Written problem — Of the lines below, how many hold the string "this"? Give only the number.

Stored rows —
========

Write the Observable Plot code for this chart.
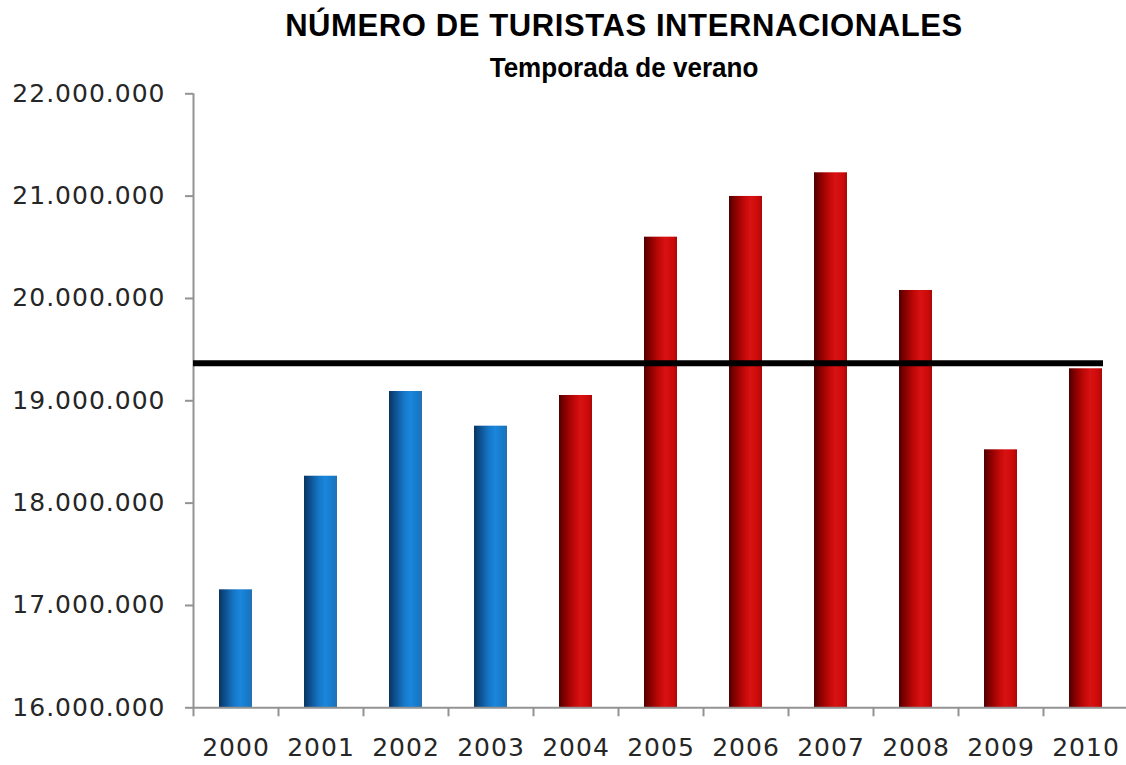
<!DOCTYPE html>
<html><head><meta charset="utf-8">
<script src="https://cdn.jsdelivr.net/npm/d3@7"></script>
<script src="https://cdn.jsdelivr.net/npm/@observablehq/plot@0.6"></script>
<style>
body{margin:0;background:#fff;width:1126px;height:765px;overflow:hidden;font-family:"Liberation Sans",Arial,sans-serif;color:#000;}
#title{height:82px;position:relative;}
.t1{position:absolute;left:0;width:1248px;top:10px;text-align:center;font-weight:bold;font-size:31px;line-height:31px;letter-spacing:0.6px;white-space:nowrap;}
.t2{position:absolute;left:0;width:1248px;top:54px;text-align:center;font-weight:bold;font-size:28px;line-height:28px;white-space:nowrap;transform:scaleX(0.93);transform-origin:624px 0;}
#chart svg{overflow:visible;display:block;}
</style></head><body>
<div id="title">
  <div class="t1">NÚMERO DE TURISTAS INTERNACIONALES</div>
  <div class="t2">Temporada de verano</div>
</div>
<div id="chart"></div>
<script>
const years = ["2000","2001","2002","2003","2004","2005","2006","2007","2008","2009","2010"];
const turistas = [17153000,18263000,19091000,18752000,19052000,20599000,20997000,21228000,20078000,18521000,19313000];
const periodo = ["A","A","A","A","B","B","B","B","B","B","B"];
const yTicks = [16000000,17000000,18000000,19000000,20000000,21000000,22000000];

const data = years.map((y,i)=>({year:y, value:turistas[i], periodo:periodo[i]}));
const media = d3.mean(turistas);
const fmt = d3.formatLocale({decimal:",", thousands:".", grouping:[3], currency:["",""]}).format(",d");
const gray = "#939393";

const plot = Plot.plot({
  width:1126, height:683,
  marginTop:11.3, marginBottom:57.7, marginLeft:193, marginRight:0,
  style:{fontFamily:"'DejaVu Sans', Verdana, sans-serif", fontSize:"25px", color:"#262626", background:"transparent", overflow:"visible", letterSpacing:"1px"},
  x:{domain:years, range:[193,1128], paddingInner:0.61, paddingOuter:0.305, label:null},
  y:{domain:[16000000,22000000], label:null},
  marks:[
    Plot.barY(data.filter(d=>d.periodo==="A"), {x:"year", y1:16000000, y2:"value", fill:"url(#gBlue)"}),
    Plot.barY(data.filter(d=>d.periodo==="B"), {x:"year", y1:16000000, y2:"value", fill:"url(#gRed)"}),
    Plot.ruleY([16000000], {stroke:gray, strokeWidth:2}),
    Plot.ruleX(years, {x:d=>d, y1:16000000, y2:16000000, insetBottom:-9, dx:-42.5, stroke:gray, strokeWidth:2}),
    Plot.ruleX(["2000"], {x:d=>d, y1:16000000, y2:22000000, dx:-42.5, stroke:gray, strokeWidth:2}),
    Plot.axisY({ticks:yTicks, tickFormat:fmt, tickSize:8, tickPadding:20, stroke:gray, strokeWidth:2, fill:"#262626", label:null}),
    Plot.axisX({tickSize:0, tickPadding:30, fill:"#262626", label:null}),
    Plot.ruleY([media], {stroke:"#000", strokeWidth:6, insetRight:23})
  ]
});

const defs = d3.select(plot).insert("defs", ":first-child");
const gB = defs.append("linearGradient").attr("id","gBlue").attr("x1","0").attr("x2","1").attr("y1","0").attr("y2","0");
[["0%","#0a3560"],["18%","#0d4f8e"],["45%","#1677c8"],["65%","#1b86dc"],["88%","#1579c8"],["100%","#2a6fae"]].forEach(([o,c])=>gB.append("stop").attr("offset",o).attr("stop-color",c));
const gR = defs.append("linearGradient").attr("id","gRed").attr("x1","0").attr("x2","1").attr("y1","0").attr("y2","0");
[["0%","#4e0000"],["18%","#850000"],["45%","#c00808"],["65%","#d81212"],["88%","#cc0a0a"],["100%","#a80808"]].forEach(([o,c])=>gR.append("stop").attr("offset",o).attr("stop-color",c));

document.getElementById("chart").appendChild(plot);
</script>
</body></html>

========

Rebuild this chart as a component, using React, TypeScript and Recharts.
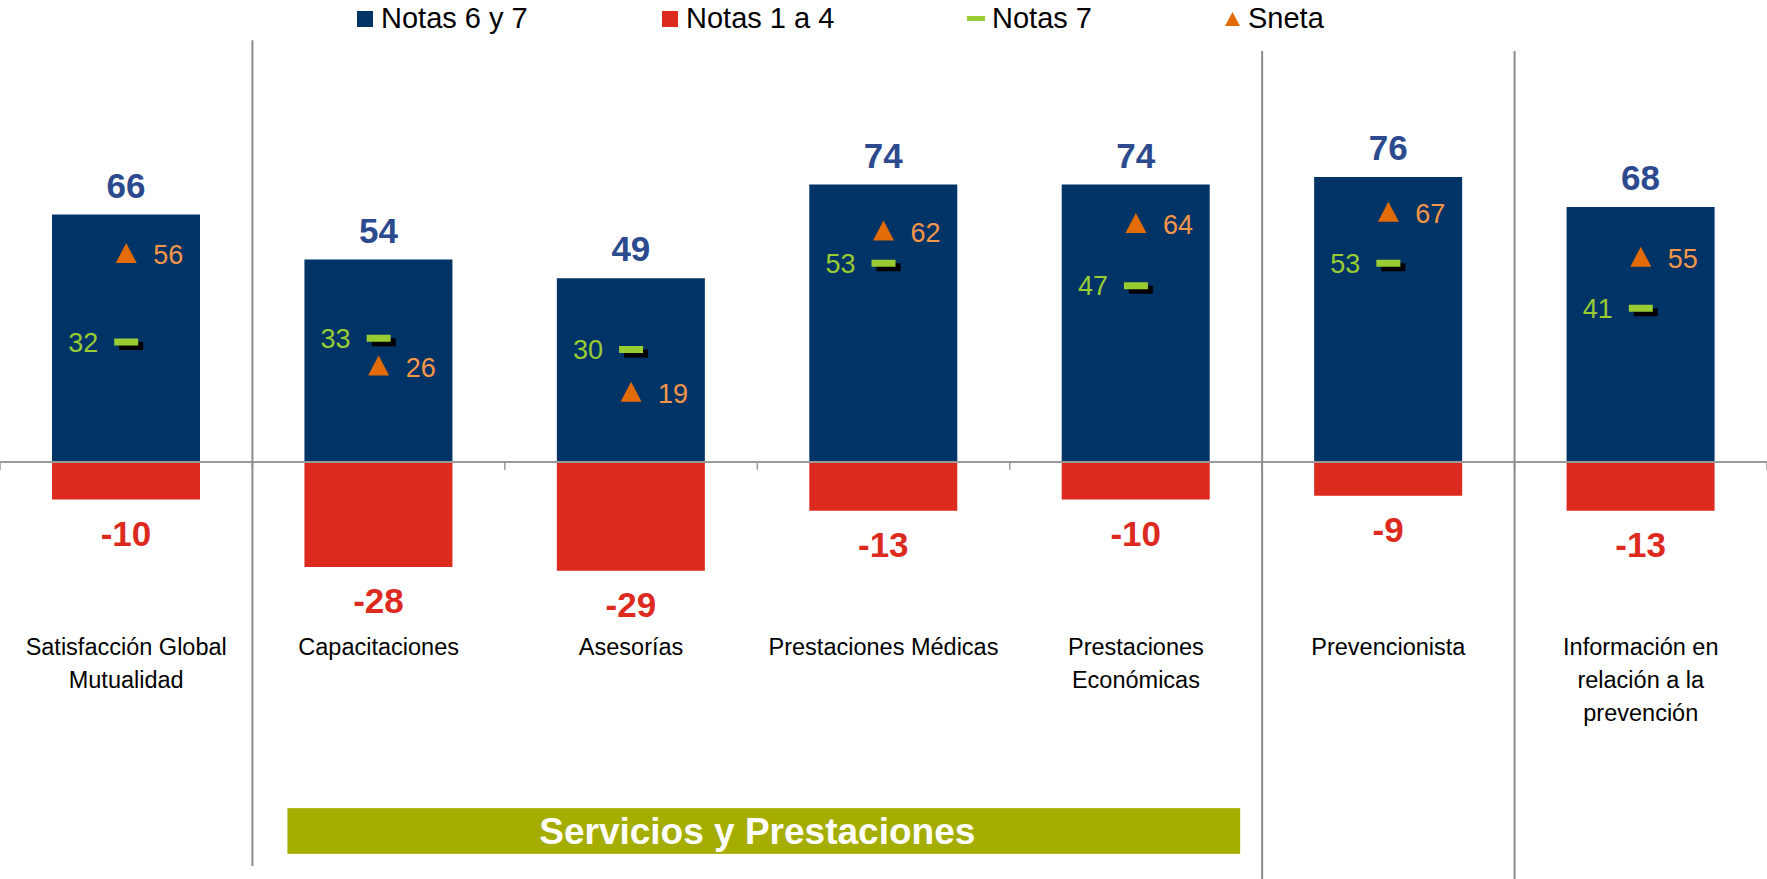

========

Finished exercise — 2